Camunda incident
Degraded system availability in Zeebe 8.5.4 (Camunda 8.5+gen6)
Camunda experienced a minor incident on July 3, 2024 affecting Zeebe, lasting 3h 53m. The incident has been resolved; the full update timeline is below.
Affected components
Update timeline
- identified Jul 03, 2024, 02:26 PM UTC
Our team has discovered a bug in Zeebe version 8.5.4, which could result in one broker becoming unavailable on restart, resulting in degraded system performance. This bug is present in SaaS (Generation 8.5+gen6) as well as Self-Managed. The upgrade path to SaaS generation 8.5+gen6 was already disabled.

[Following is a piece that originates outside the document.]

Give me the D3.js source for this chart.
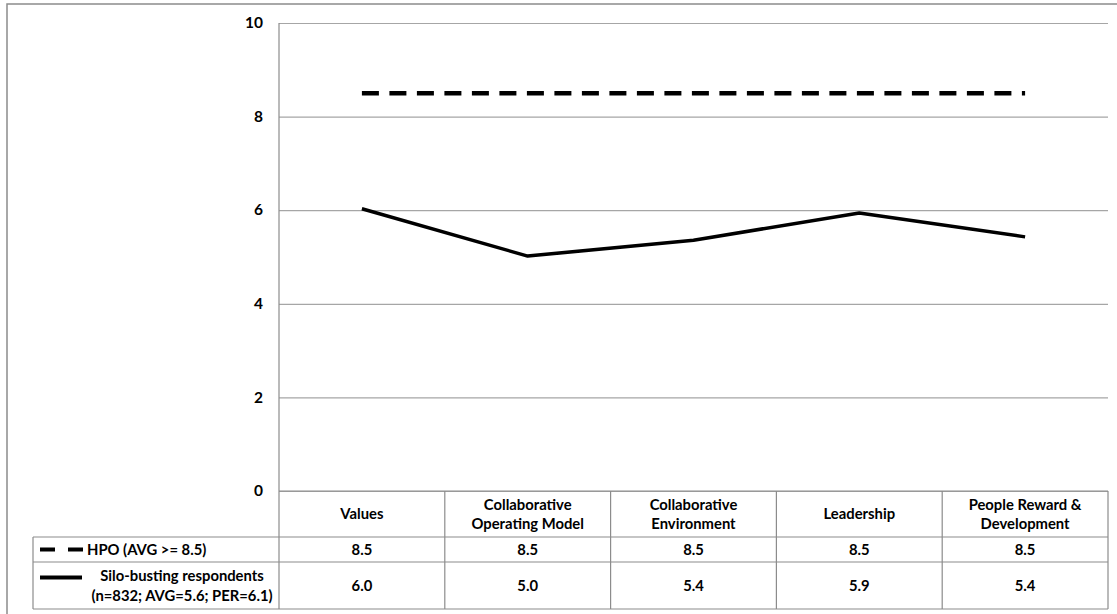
<!DOCTYPE html>
<html>
<head>
<meta charset="utf-8">
<script src="https://cdn.jsdelivr.net/npm/d3@7"></script>
<style>
  body { margin: 0; background: #fff; }
  svg text { font-family: Lato, "Open Sans", sans-serif; font-weight: bold; fill: #000; }
</style>
</head>
<body>
<svg width="1117" height="614"></svg>
<script>
// Data
var categories = ["Values", "Collaborative Operating Model", "Collaborative Environment", "Leadership", "People Reward & Development"];
var categoryLines = [["Values"], ["Collaborative", "Operating Model"], ["Collaborative", "Environment"], ["Leadership"], ["People Reward &", "Development"]];
var hpoValues = [8.5, 8.5, 8.5, 8.5, 8.5];
var siloValues = [6.03, 5.02, 5.36, 5.94, 5.43];
var seriesNames = ["HPO (AVG >= 8.5)", ["Silo-busting respondents", "(n=832; AVG=5.6; PER=6.1)"]];
var yTicks = [0, 2, 4, 6, 8, 10];

var svg = d3.select("svg"),
    plotLeft = 279, plotRight = 1108, plotTop = 23, zero = 491,
    tableLeft = 33, headerBottom = 537, hpoBottom = 562, tableBottom = 609;

var gridColor = "#a6a6a6", borderColor = "#8c8c8c", fs = 14.8;

// outer frame
svg.append("rect")
    .attr("x", 7).attr("y", 4).attr("width", 1130).attr("height", 630)
    .attr("fill", "none").attr("stroke", "#8c8c8c").attr("stroke-width", 1.5);

var x = d3.scaleBand().domain(categories).range([plotLeft, plotRight]).padding(0);
var y = d3.scaleLinear().domain([0, 10]).range([zero, plotTop]);
var cx = function(c) { return x(c) + x.bandwidth() / 2; };

// gridlines + y labels
var yAxis = svg.append("g")
    .attr("transform", "translate(" + plotLeft + ",0)")
    .call(d3.axisLeft(y).tickValues(yTicks).tickSize(-(plotRight - plotLeft)).tickPadding(16).tickFormat(d3.format("d")));
yAxis.select(".domain").remove();
yAxis.selectAll(".tick line").attr("stroke", gridColor).attr("stroke-width", 1.2);
yAxis.selectAll(".tick text").attr("font-size", 15.5).attr("dy", "0.3em");

// plot left border
svg.append("line")
    .attr("x1", plotLeft).attr("x2", plotLeft).attr("y1", plotTop).attr("y2", tableBottom)
    .attr("stroke", borderColor).attr("stroke-width", 1.2);

// table grid
var tg = svg.append("g").attr("stroke", borderColor).attr("stroke-width", 1.2).attr("fill", "none");
tg.append("line").attr("x1", plotLeft).attr("x2", plotRight).attr("y1", zero).attr("y2", zero);
tg.append("line").attr("x1", tableLeft).attr("x2", plotRight).attr("y1", headerBottom).attr("y2", headerBottom);
tg.append("line").attr("x1", tableLeft).attr("x2", plotRight).attr("y1", hpoBottom).attr("y2", hpoBottom);
tg.append("line").attr("x1", tableLeft).attr("x2", plotRight).attr("y1", tableBottom).attr("y2", tableBottom);
tg.append("line").attr("x1", tableLeft).attr("x2", tableLeft).attr("y1", headerBottom).attr("y2", tableBottom);
categories.forEach(function(c) {
  tg.append("line").attr("x1", x(c) + x.bandwidth()).attr("x2", x(c) + x.bandwidth())
    .attr("y1", zero).attr("y2", tableBottom);
});

// header text
categories.forEach(function(c, i) {
  var lines = categoryLines[i];
  var mid = (zero + headerBottom) / 2;
  lines.forEach(function(t, j) {
    svg.append("text")
        .attr("x", cx(c))
        .attr("y", mid + (j - (lines.length - 1) / 2) * 19)
        .attr("dy", "0.35em")
        .attr("text-anchor", "middle")
        .attr("font-size", fs)
        .text(t);
  });
});

// table values
var fmt = d3.format(".1f");
categories.forEach(function(c, i) {
  svg.append("text").attr("x", cx(c)).attr("y", (headerBottom + hpoBottom) / 2).attr("dy", "0.35em")
      .attr("text-anchor", "middle").attr("font-size", fs).text(fmt(hpoValues[i]));
  svg.append("text").attr("x", cx(c)).attr("y", (hpoBottom + tableBottom) / 2).attr("dy", "0.35em")
      .attr("text-anchor", "middle").attr("font-size", fs).text(fmt(siloValues[i]));
});

// legend keys + names
var hpoMid = (headerBottom + hpoBottom) / 2;
svg.append("line").attr("x1", 40).attr("x2", 83).attr("y1", hpoMid).attr("y2", hpoMid)
    .attr("stroke", "#000").attr("stroke-width", 4).attr("stroke-dasharray", "15,13");
svg.append("text").attr("x", 87).attr("y", hpoMid).attr("dy", "0.35em")
    .attr("font-size", fs).text(seriesNames[0]);

var siloMid = (hpoBottom + tableBottom) / 2;
svg.append("line").attr("x1", 40).attr("x2", 82).attr("y1", siloMid - 8).attr("y2", siloMid - 8)
    .attr("stroke", "#000").attr("stroke-width", 4);
seriesNames[1].forEach(function(t, j) {
  svg.append("text").attr("x", 182).attr("y", siloMid + (j - 0.5) * 20).attr("dy", "0.35em")
      .attr("text-anchor", "middle").attr("font-size", fs).text(t);
});

// lines
var line = d3.line()
    .x(function(d, i) { return cx(categories[i]); })
    .y(function(d) { return y(d); });

svg.append("path")
    .datum(hpoValues)
    .attr("fill", "none")
    .attr("stroke", "#000")
    .attr("stroke-width", 4.5)
    .attr("stroke-dasharray", "17,10.5")
    .attr("d", line);

svg.append("path")
    .datum(siloValues)
    .attr("fill", "none")
    .attr("stroke", "#000")
    .attr("stroke-width", 3.5)
    .attr("stroke-linejoin", "round")
    .attr("d", line);
</script>
</body>
</html>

Other versions are not affected. Our development team is actively working on a resolution, and we will notify you as soon as patches containing the fix are available. If you are running Self-Managed, please do not update to Zeebe version 8.5.4. If you are running SaaS, and have not yet updated to 8.5+gen6, you are not affected. If you are running SaaS on 8.5+gen6, we will auto-update you to version 8.5+gen7 in the course of today. Affected Versions: 8.5+gen6, Zeebe 8.5.4
- resolved Jul 03, 2024, 06:19 PM UTC
The issue has been resolved. The snapshot integrity check is now performed correctly and does not produce false positives anymore. Note that this incident did not result in data loss or corruption, as only the comparison was invalid, flagging snapshots are corrupted when they were not, which would result in nodes not starting properly. Only users on 8.5-gen6 were possibly affected by this, and all clusters have been auto-updated. We apologize for any inconvenience caused and thank you for your patience.